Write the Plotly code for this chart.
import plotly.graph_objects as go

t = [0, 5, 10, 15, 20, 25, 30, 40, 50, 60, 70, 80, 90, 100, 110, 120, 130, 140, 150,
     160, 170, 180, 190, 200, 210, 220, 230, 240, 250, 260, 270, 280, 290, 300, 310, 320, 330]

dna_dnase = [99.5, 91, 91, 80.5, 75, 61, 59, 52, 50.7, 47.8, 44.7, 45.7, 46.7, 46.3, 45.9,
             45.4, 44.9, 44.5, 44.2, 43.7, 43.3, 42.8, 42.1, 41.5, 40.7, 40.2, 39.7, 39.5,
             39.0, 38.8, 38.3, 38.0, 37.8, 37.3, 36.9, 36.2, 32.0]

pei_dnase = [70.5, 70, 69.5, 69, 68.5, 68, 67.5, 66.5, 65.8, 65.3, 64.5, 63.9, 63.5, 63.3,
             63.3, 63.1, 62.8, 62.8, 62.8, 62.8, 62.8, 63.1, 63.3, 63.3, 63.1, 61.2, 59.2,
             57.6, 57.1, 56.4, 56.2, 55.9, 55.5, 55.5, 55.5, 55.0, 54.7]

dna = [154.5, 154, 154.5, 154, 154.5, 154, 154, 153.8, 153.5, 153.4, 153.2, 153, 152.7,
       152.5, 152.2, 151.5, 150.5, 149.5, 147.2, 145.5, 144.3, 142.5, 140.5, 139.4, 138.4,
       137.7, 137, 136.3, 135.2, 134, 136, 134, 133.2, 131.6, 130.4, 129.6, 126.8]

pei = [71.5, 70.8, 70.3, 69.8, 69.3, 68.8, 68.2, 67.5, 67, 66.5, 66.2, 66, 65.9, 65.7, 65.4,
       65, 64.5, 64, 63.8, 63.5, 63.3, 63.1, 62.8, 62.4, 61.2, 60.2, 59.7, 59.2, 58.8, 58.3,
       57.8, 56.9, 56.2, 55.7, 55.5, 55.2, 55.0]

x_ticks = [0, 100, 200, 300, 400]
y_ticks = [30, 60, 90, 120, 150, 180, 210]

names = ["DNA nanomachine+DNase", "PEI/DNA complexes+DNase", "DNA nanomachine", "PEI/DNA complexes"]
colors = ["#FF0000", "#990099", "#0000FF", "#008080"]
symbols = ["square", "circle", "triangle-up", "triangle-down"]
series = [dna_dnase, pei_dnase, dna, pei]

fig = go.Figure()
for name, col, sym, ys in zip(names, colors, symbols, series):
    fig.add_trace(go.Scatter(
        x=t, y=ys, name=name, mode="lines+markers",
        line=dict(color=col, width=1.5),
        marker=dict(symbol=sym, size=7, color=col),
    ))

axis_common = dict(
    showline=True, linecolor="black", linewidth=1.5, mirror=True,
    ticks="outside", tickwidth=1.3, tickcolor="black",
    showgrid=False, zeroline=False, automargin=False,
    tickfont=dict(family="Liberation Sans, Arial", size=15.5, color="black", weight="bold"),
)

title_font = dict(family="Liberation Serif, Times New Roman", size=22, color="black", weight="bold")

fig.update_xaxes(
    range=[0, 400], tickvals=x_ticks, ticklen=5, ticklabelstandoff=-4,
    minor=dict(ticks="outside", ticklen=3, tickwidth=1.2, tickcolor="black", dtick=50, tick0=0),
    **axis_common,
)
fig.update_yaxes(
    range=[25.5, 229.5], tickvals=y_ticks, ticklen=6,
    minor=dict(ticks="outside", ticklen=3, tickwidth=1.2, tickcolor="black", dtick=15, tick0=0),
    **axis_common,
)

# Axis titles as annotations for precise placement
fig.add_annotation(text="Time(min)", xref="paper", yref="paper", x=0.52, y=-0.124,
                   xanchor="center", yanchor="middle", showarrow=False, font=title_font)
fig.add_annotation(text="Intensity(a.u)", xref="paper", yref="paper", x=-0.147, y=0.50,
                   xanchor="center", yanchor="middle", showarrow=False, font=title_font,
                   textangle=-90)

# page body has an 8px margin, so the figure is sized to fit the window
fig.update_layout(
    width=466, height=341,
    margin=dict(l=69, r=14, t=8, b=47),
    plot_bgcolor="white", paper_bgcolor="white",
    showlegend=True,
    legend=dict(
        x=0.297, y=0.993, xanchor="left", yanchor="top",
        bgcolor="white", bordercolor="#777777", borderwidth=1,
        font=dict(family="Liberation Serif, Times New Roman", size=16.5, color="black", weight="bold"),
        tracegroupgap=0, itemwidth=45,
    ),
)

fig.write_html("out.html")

——————

Look at the material above and copy, word for word, its lines from the first through the one containing "310, 320, 330]".

• FINISHED TASK:
Write the Plotly code for this chart.
import plotly.graph_objects as go

t = [0, 5, 10, 15, 20, 25, 30, 40, 50, 60, 70, 80, 90, 100, 110, 120, 130, 140, 150,
     160, 170, 180, 190, 200, 210, 220, 230, 240, 250, 260, 270, 280, 290, 300, 310, 320, 330]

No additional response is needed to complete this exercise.